## start Source excerpt

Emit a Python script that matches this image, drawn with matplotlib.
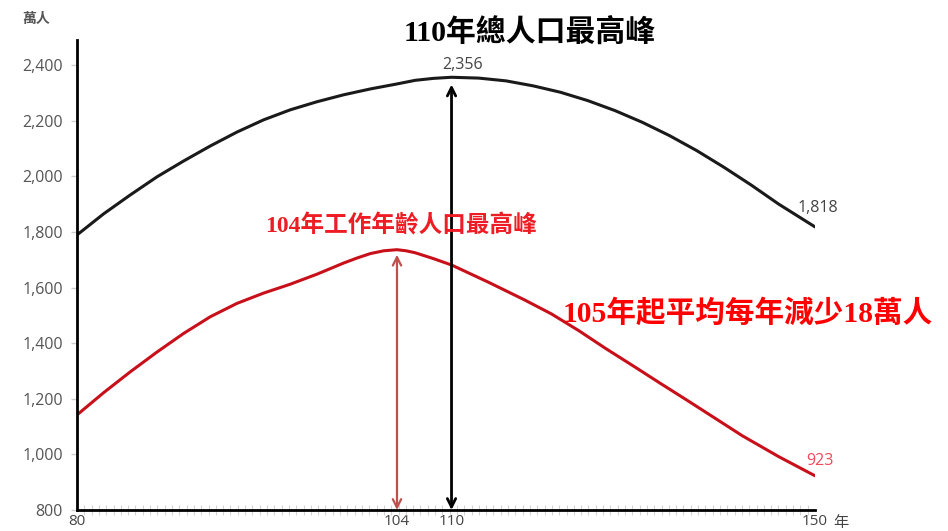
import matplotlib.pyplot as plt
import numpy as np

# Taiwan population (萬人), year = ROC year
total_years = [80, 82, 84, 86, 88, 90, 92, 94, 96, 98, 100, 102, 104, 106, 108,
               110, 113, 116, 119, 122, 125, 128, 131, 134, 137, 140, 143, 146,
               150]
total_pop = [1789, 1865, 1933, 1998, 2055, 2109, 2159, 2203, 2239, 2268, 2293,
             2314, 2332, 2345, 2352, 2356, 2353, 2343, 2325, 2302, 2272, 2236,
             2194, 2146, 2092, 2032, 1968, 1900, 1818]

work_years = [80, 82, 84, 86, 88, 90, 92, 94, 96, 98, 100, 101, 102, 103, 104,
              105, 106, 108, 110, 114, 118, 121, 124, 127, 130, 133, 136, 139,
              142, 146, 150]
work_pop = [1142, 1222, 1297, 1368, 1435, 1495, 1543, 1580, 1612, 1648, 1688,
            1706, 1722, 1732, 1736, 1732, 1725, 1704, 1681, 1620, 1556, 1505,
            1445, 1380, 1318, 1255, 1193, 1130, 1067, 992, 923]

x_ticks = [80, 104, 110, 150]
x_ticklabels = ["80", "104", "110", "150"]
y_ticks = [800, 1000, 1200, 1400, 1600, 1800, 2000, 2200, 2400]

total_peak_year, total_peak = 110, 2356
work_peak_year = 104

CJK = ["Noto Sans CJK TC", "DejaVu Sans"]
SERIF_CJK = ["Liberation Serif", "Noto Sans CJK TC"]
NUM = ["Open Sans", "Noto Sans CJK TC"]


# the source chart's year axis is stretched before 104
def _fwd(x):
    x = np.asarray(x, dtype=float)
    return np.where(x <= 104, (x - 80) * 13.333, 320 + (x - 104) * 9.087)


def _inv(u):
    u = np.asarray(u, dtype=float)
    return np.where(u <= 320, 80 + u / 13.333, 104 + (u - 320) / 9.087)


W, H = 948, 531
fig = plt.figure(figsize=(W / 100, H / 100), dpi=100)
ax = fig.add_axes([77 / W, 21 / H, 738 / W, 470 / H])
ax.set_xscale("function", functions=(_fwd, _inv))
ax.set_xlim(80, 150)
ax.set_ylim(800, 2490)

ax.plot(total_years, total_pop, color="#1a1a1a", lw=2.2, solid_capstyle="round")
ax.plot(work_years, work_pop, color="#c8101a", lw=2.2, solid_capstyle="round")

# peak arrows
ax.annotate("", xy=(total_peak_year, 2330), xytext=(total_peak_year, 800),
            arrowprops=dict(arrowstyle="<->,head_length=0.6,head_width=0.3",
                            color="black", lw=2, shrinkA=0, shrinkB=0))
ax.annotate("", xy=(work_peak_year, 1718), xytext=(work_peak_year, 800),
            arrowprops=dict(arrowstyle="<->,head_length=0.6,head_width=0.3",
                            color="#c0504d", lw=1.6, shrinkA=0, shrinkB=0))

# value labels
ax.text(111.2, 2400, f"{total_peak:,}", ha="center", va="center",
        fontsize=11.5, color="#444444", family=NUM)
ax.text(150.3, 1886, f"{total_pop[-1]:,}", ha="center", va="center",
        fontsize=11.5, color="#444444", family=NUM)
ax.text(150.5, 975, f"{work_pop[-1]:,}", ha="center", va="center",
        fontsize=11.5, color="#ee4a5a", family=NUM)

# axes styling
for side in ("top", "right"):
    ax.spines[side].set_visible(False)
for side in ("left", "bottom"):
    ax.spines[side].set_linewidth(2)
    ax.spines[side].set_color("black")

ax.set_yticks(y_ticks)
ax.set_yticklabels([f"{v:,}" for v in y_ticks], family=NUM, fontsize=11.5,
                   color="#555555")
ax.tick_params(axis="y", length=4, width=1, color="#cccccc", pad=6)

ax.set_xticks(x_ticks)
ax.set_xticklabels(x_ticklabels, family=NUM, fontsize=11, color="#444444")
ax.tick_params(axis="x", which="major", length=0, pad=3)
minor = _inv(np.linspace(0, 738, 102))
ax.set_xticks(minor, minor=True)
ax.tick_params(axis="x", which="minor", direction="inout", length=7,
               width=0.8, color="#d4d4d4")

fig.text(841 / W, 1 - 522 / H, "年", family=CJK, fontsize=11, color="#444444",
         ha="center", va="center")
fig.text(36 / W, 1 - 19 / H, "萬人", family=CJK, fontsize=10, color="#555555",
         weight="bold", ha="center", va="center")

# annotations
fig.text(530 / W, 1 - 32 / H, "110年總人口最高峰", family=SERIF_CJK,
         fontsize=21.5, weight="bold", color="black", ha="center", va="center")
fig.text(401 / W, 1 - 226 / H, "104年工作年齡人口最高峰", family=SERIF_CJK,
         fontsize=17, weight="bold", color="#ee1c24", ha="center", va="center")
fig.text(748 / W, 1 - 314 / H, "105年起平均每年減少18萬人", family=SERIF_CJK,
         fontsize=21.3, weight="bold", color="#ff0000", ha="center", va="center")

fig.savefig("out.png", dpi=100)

## end Source excerpt

▶ **Problem**
Copy, from the material above, each line in which the string "matplotlib" occurs.

▶ **Problem solution**
Emit a Python script that matches this image, drawn with matplotlib.
import matplotlib.pyplot as plt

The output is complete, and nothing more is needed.